*Provided data:*
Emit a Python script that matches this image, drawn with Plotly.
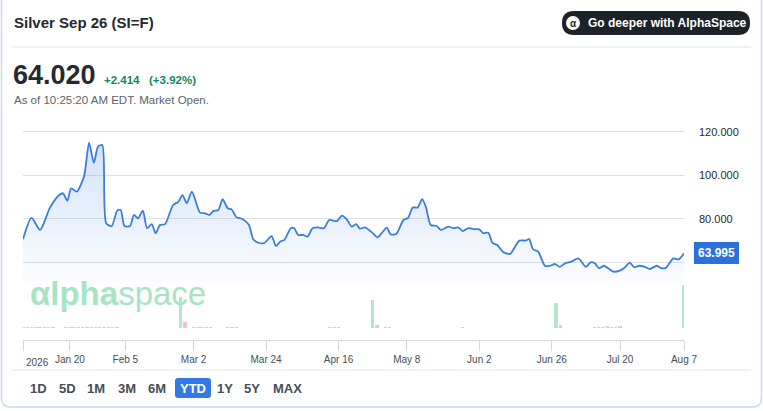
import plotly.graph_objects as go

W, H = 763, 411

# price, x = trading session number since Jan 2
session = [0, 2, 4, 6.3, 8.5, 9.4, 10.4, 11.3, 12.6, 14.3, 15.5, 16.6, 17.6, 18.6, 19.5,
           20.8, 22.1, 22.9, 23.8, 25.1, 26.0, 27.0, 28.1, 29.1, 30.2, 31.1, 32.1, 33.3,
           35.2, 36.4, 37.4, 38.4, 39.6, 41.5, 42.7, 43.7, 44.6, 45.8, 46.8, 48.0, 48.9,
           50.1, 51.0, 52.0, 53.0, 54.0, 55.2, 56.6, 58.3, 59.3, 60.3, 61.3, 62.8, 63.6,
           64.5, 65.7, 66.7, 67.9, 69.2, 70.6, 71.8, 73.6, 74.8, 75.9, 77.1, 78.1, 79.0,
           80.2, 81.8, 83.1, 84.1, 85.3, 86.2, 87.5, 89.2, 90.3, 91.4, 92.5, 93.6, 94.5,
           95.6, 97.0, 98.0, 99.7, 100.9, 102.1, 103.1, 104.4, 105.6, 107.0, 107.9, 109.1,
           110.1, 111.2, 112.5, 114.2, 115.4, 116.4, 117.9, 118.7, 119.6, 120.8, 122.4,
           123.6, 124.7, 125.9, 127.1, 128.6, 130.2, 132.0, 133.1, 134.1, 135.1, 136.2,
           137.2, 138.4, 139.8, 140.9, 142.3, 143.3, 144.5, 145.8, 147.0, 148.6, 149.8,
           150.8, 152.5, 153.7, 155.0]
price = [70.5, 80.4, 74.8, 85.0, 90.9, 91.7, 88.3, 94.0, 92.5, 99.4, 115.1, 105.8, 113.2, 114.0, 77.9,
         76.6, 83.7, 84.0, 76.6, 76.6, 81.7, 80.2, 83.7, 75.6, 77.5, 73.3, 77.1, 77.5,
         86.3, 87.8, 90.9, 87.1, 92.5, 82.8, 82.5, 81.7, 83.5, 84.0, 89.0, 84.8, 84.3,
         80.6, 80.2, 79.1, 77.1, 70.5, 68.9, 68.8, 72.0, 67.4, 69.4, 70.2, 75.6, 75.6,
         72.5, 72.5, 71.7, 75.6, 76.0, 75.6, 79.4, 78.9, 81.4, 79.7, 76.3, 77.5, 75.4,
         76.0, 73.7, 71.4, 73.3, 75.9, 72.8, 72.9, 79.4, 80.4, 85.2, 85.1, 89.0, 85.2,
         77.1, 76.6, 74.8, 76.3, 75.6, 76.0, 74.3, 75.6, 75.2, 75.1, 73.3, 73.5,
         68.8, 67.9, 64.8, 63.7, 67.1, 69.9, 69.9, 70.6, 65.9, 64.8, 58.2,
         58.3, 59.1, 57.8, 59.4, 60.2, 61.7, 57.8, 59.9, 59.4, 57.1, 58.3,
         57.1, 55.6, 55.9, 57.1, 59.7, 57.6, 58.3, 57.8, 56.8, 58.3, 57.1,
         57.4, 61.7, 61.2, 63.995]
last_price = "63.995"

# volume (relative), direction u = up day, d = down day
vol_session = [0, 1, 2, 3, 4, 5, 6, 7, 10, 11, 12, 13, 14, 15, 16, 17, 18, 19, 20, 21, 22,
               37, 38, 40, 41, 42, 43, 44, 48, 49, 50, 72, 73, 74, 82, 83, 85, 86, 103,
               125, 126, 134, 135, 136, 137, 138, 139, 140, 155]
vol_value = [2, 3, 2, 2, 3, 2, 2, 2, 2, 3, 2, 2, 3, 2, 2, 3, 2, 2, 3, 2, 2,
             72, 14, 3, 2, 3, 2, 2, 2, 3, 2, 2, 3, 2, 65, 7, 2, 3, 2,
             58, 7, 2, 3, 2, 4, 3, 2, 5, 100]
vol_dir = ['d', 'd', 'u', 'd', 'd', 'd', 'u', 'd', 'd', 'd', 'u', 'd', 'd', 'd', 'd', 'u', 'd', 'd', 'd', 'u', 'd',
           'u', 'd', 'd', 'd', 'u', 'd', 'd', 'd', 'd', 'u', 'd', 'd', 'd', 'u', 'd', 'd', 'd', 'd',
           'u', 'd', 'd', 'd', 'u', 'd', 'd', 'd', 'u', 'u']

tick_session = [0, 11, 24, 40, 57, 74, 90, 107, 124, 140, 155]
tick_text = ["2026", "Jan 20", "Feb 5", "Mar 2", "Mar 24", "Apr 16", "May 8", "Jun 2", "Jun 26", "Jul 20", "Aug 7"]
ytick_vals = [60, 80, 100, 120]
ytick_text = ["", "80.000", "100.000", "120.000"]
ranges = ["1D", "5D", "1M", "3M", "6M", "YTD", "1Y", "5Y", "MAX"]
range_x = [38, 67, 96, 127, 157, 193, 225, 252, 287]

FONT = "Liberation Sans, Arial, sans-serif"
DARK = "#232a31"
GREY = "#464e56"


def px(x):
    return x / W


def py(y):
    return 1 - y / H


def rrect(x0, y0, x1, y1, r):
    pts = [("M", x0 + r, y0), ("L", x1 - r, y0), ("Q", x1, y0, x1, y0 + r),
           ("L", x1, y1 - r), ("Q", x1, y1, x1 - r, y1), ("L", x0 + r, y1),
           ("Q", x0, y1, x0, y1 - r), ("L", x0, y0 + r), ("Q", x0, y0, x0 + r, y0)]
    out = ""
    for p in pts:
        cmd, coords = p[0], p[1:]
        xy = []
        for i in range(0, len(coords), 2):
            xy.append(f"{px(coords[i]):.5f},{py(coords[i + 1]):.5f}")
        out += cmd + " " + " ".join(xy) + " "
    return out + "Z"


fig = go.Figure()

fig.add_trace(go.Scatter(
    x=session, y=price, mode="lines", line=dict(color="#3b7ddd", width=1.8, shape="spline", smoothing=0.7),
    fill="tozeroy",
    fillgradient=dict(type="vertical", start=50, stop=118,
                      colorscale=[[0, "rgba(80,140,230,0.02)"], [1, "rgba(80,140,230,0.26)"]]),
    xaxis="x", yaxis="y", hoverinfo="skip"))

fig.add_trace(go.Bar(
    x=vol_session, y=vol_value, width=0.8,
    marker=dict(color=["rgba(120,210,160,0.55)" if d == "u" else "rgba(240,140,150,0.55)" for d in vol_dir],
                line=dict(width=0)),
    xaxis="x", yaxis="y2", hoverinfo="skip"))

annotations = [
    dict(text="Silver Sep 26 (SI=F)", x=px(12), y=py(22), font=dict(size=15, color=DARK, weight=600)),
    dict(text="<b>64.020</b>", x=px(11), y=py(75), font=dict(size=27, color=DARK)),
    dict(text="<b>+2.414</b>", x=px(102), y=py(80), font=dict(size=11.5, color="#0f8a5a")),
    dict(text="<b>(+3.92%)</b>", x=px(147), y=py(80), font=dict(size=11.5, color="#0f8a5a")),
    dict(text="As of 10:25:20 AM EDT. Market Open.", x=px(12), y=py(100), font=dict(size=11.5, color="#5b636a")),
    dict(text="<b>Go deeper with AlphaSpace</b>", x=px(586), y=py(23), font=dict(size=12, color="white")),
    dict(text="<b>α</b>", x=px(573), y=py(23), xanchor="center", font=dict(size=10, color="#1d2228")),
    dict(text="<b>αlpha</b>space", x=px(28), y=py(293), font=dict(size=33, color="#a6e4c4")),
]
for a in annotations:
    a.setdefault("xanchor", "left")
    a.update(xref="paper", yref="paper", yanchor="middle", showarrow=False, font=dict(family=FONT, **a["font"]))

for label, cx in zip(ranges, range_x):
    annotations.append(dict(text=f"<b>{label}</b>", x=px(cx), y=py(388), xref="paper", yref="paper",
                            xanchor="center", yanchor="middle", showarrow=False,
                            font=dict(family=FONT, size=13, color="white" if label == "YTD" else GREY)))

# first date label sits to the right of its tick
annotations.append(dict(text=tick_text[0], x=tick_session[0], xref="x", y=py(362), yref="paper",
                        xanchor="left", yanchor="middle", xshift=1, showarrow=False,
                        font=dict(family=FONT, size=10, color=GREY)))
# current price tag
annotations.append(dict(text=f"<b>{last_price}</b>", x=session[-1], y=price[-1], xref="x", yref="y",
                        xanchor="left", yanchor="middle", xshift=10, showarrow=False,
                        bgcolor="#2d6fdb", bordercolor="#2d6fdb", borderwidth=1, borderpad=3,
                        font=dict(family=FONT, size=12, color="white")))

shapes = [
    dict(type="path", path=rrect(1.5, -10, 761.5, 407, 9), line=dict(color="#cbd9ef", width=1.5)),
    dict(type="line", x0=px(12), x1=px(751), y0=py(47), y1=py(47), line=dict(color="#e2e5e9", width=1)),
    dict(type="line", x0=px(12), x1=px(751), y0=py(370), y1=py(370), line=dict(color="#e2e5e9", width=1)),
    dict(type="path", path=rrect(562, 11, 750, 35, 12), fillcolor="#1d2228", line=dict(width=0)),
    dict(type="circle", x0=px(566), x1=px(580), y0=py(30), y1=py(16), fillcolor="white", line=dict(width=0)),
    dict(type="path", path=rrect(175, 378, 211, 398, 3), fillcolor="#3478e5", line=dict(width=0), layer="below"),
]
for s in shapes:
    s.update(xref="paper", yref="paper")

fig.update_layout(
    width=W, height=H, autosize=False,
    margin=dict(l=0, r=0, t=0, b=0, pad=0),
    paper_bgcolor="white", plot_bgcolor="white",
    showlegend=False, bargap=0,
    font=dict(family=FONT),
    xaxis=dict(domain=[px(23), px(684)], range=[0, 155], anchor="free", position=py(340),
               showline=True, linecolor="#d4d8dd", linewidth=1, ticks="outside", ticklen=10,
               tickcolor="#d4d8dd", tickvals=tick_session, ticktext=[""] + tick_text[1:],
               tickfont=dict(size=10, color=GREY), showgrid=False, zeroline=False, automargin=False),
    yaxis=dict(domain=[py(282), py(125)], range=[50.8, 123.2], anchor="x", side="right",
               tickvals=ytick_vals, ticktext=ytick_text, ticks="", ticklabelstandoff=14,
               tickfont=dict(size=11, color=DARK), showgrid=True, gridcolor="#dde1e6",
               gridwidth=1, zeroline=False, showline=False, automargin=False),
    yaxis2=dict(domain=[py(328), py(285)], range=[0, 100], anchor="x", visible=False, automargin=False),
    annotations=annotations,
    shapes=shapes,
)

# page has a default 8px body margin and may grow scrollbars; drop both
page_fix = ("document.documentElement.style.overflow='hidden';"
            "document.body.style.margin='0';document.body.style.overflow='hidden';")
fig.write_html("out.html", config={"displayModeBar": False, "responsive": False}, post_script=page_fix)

*Instructions to follow:*
Leave out the pictures. Transcribe only the lines above, from the first through the one that contains "W, H = 763, 411".

*Task answer:*
Emit a Python script that matches this image, drawn with Plotly.
import plotly.graph_objects as go

W, H = 763, 411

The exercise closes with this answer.